Beyond that I find Goldstein’s examples incomplete or misleading. It’s true that librarians negotiate with corporate database vendors and that these vendors — and the publishing industry in general — have become a terrible problem. The model of renting journals is an awful one. (I’m actually very interested in the history of the process by which these database vendors — EBSCO and their ilk — came to dominate; I don’t think anything has been written on it.)
But librarians are wholly aware of these issues, and do more than anyone else in the academy to devise alternatives. They’re advocates for open access. They build institutional repositories as an alternate means of hosting published work. And I find the accusation that access services librarians are neglecting metadata and declaring incomplete records to be good enough to be, well, bizarre. Cataloguers and metadata specialists are, without exception, detail-oriented and precise people — tending, if anything, to perfectionism rather than the opposite.

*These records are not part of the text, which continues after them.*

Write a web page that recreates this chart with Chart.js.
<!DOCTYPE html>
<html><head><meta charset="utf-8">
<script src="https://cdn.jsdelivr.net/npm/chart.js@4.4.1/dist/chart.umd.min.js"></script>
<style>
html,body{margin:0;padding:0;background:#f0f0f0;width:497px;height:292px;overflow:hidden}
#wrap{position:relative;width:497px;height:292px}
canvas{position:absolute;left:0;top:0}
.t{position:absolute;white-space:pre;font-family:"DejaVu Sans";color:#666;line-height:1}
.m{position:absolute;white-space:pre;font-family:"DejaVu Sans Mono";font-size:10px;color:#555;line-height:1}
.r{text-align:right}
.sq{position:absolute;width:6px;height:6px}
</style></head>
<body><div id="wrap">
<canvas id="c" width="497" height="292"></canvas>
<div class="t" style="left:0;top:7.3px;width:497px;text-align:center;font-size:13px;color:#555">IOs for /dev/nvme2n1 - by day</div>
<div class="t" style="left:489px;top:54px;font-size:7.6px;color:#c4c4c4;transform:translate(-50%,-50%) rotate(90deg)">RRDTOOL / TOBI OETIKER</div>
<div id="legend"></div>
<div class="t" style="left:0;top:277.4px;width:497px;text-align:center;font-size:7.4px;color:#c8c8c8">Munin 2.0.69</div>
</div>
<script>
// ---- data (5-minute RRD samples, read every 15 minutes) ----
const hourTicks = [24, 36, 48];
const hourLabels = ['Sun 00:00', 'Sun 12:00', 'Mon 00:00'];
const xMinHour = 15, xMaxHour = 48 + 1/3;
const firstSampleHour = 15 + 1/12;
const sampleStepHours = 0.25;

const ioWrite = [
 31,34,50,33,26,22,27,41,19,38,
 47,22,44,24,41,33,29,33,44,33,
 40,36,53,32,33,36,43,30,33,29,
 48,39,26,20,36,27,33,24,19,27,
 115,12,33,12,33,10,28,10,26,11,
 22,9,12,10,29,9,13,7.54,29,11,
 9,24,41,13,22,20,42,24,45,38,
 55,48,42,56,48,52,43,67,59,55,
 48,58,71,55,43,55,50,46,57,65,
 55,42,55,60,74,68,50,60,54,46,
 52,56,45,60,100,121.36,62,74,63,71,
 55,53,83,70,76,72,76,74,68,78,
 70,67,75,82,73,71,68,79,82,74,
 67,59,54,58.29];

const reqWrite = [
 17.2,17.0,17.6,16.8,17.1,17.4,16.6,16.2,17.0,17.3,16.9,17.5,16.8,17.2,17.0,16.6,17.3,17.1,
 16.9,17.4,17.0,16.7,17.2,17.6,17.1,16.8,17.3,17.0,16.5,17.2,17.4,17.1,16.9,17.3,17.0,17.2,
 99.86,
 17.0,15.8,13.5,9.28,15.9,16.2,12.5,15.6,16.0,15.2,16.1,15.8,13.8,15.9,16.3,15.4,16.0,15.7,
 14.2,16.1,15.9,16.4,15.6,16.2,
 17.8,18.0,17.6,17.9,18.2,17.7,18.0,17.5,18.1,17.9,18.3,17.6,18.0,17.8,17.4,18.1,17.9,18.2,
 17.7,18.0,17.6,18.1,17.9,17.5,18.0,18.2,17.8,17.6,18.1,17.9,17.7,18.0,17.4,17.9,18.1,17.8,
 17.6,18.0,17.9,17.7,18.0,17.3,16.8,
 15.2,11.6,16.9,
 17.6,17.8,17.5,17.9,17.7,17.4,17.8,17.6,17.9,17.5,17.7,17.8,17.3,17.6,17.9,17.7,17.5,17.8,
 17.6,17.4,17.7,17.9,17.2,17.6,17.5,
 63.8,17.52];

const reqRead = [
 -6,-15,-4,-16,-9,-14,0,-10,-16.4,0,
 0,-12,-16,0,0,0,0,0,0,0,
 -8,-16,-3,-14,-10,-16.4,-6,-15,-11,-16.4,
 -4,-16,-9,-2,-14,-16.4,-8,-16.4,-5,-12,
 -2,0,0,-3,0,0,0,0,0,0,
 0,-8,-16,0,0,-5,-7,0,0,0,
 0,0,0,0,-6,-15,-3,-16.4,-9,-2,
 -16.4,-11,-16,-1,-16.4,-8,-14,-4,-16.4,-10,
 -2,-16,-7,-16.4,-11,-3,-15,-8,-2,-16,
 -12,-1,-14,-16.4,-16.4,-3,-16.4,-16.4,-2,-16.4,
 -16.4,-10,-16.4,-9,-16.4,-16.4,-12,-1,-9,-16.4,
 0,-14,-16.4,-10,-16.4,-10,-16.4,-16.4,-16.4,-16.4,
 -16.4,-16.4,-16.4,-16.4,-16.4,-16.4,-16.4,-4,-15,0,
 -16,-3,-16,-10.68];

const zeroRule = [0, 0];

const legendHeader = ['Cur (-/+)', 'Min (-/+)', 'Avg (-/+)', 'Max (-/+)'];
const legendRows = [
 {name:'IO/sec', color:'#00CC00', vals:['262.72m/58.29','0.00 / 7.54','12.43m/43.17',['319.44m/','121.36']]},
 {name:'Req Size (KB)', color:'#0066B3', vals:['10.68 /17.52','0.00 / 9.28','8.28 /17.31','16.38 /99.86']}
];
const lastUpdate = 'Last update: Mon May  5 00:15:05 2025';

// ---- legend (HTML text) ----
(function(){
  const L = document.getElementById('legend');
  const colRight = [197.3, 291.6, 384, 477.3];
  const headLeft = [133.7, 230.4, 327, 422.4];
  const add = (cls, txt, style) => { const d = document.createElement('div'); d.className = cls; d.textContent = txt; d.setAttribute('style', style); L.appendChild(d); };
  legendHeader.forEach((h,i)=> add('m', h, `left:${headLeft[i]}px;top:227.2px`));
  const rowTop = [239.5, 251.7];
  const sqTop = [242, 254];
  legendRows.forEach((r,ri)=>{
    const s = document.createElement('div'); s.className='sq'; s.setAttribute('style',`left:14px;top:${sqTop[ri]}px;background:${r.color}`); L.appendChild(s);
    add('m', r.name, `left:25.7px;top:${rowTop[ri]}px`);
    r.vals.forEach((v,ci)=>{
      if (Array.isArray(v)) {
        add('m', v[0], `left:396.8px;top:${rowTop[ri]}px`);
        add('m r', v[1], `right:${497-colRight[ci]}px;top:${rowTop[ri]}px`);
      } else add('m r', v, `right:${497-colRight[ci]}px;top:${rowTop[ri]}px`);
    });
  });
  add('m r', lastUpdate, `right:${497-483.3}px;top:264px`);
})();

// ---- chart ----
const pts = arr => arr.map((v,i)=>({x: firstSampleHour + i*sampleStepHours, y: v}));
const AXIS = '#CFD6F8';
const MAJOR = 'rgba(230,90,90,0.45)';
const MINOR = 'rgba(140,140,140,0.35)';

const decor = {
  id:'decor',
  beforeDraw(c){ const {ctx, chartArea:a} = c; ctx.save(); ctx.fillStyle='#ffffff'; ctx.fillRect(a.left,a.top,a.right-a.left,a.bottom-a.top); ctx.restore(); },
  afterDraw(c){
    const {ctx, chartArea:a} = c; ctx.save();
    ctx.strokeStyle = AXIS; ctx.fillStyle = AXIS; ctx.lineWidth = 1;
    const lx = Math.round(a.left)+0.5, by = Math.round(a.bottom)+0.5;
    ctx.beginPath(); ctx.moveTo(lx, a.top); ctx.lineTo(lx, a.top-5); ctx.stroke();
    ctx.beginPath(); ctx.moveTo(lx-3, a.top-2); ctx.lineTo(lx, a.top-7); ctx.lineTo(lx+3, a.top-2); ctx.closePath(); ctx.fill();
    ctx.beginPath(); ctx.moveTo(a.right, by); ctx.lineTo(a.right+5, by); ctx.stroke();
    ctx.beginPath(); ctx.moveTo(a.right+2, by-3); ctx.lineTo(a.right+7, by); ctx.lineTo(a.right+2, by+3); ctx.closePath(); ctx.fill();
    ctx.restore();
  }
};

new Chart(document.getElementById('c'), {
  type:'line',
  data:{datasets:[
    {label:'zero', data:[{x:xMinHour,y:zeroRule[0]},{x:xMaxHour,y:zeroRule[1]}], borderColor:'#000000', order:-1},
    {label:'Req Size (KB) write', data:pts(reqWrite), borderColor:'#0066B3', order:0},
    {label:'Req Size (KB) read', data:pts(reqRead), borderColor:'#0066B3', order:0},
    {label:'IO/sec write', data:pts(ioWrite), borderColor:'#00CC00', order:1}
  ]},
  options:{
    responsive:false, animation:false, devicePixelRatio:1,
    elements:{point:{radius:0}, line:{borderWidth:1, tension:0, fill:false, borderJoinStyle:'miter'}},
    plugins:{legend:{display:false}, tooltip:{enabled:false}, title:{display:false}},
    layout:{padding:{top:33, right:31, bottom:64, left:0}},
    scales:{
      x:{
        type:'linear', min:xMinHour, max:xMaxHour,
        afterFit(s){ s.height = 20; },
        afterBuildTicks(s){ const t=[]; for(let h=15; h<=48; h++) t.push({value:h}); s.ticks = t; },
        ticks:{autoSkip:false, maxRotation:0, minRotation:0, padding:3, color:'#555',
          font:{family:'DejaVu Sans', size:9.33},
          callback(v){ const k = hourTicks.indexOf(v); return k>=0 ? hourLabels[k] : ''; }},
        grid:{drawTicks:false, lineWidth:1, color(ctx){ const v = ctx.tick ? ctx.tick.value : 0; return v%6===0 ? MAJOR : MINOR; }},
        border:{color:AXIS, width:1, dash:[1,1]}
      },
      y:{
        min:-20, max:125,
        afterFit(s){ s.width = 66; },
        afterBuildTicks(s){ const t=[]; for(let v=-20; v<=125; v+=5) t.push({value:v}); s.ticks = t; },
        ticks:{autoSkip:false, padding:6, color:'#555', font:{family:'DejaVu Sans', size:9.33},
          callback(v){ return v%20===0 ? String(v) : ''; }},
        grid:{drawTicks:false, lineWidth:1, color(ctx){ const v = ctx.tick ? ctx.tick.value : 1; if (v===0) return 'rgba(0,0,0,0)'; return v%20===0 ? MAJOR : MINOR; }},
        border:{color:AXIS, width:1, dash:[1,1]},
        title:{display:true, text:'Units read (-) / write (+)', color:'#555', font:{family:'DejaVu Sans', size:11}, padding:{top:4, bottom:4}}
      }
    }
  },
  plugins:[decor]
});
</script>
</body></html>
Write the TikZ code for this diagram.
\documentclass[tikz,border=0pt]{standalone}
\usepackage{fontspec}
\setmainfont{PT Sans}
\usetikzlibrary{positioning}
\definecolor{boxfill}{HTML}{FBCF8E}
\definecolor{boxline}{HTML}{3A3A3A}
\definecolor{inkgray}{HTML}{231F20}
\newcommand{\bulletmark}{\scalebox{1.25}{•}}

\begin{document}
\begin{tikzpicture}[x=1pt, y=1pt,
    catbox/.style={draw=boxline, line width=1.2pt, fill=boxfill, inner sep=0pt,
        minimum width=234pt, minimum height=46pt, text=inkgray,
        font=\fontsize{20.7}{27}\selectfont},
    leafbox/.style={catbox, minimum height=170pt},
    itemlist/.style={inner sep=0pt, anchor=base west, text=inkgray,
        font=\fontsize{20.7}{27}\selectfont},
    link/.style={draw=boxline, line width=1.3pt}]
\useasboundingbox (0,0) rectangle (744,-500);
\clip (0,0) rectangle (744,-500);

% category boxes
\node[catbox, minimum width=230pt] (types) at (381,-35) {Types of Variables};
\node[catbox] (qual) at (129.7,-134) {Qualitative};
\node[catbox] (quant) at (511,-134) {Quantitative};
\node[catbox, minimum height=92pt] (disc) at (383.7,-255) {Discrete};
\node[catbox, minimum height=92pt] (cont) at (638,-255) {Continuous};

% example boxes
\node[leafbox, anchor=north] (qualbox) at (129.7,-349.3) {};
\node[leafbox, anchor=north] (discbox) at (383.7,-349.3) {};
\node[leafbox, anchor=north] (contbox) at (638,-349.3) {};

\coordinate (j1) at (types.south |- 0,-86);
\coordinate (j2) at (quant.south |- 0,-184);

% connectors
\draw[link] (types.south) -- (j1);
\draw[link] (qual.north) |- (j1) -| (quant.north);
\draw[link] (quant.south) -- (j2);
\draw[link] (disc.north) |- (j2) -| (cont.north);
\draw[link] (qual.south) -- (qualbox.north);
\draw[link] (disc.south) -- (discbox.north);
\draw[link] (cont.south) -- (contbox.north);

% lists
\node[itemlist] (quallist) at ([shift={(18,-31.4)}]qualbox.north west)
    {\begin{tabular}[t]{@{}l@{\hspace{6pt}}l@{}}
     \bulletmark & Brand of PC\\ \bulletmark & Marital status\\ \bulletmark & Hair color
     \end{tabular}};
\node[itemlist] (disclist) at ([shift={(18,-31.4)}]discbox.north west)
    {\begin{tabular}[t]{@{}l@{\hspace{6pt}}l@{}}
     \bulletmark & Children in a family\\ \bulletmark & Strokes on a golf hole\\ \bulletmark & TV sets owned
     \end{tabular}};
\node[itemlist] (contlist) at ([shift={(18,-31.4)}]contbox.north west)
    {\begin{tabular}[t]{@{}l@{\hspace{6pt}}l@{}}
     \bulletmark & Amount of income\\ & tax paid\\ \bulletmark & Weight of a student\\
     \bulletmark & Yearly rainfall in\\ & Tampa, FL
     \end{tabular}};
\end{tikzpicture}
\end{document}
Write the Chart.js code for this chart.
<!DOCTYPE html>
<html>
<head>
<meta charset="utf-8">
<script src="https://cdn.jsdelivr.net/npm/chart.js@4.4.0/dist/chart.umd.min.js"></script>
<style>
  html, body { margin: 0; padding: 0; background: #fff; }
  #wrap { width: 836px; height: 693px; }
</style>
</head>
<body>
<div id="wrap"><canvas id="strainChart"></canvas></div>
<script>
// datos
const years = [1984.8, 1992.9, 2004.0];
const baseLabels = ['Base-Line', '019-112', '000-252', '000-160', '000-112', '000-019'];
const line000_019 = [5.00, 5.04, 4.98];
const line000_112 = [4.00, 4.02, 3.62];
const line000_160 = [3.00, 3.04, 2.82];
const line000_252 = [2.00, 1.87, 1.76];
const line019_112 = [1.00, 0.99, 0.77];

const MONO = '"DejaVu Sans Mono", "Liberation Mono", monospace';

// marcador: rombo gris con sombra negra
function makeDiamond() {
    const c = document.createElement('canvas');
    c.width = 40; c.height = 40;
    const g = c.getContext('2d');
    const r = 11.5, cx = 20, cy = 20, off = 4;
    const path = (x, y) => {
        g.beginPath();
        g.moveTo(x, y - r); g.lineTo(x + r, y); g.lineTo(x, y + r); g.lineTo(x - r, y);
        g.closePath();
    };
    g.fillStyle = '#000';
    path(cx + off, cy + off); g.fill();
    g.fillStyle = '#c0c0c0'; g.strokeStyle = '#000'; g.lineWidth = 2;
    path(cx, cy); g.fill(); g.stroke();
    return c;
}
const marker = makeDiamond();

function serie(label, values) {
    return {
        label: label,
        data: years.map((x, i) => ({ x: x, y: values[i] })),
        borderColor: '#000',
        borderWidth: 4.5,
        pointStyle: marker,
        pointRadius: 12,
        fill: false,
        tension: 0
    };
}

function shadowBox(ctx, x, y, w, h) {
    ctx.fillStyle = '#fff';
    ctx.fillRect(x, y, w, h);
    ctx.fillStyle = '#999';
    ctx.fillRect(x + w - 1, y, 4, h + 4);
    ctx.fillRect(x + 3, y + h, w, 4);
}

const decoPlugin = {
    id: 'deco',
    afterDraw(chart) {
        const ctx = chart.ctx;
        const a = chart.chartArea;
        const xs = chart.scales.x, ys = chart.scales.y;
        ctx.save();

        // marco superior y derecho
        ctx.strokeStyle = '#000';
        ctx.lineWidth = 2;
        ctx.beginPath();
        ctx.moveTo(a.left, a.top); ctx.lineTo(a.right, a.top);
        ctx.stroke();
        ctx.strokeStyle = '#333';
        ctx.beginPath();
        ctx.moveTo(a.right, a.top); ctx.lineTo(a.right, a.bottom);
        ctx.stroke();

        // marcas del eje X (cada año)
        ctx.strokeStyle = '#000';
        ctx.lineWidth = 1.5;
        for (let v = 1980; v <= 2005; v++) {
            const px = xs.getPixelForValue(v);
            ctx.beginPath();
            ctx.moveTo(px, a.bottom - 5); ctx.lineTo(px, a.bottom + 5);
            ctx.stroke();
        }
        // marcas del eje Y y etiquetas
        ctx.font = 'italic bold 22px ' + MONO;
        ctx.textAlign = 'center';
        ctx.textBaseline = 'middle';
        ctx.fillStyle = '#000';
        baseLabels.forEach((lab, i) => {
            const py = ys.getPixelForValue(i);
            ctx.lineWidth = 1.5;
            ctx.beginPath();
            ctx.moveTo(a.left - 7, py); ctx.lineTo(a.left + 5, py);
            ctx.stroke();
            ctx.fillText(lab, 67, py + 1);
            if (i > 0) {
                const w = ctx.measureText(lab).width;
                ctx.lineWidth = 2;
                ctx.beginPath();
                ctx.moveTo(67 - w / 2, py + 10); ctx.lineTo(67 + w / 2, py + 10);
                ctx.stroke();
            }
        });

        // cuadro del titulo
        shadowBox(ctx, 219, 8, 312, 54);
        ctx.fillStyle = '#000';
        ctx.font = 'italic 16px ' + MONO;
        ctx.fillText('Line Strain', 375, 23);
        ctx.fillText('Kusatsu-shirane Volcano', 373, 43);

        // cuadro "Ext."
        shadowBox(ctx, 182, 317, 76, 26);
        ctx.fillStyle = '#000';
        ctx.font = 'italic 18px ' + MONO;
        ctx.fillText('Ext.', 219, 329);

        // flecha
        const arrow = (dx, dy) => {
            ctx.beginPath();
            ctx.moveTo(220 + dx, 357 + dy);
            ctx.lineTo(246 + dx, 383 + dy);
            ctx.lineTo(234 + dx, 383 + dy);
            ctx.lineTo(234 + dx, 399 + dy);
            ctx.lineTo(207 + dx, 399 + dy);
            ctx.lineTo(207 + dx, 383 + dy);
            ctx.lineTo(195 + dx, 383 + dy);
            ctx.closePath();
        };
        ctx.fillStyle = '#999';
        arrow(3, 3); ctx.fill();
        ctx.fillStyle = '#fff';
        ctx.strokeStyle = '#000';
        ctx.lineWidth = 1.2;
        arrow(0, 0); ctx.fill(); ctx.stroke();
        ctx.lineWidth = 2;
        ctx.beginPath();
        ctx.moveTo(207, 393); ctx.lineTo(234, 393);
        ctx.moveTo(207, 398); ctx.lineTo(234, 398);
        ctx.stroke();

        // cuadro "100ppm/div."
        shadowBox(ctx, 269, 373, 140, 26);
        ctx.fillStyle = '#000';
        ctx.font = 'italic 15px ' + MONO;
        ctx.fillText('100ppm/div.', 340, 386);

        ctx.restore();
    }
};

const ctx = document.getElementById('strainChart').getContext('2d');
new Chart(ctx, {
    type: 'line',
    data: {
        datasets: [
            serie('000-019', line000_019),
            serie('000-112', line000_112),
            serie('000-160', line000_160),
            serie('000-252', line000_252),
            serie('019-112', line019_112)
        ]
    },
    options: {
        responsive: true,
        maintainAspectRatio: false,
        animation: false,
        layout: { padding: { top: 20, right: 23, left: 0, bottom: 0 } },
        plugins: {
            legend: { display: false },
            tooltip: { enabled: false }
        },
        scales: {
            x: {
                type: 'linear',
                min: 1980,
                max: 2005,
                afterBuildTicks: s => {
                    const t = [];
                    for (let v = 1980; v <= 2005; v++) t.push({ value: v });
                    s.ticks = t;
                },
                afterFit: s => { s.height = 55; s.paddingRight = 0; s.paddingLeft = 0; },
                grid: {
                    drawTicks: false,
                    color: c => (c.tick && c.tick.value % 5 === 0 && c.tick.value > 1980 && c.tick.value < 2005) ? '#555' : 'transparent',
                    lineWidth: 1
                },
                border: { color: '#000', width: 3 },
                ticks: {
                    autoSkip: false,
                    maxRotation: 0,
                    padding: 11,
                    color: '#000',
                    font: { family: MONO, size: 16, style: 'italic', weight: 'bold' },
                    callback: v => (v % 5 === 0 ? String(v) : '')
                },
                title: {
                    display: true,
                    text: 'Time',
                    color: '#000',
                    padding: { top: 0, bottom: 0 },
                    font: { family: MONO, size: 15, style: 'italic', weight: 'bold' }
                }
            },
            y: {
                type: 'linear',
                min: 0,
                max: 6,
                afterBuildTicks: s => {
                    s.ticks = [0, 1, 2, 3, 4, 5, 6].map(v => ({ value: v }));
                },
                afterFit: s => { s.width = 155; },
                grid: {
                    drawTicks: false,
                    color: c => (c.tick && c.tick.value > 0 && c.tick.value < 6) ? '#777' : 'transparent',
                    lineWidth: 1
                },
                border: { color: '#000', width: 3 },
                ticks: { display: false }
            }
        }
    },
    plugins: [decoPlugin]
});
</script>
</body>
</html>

Goldstein sees public services as a second problem area. I think he has a point about students’ tendency towards sloppy research. Too often they grab the first few articles they find that seem to be related to their topic. But, really, was there a golden age when the majority of students did their research thoroughly? This summer when I was trying to organize the archives of a professor from the 1930s-60s I found plenty of student research papers. Some were good. But some were crap too, in which the student had clearly just pulled five random books on eastern Europe off the library shelf and paraphrased. The only way to get around the problem is to make sure students only have access to the best sources. And that defeats the point of a research assignment.
Again, librarians are very aware of this problem. He wholly ignores the other half of public services: instruction. Instruction is probably bigger and hotter than reference right now. And instruction librarians are very much focused on concrete issues like helping students find the best possible sources. Some schools have independent one-credit library classes and all do individual instruction sessions for courses across the college. And we try to get the professor to give us a specific assignment to work towards so the students have to do the work themselves rather than just listening and forgetting.
In short, I just don’t think “Library, Inc.” holds up very well in light of actual library practice.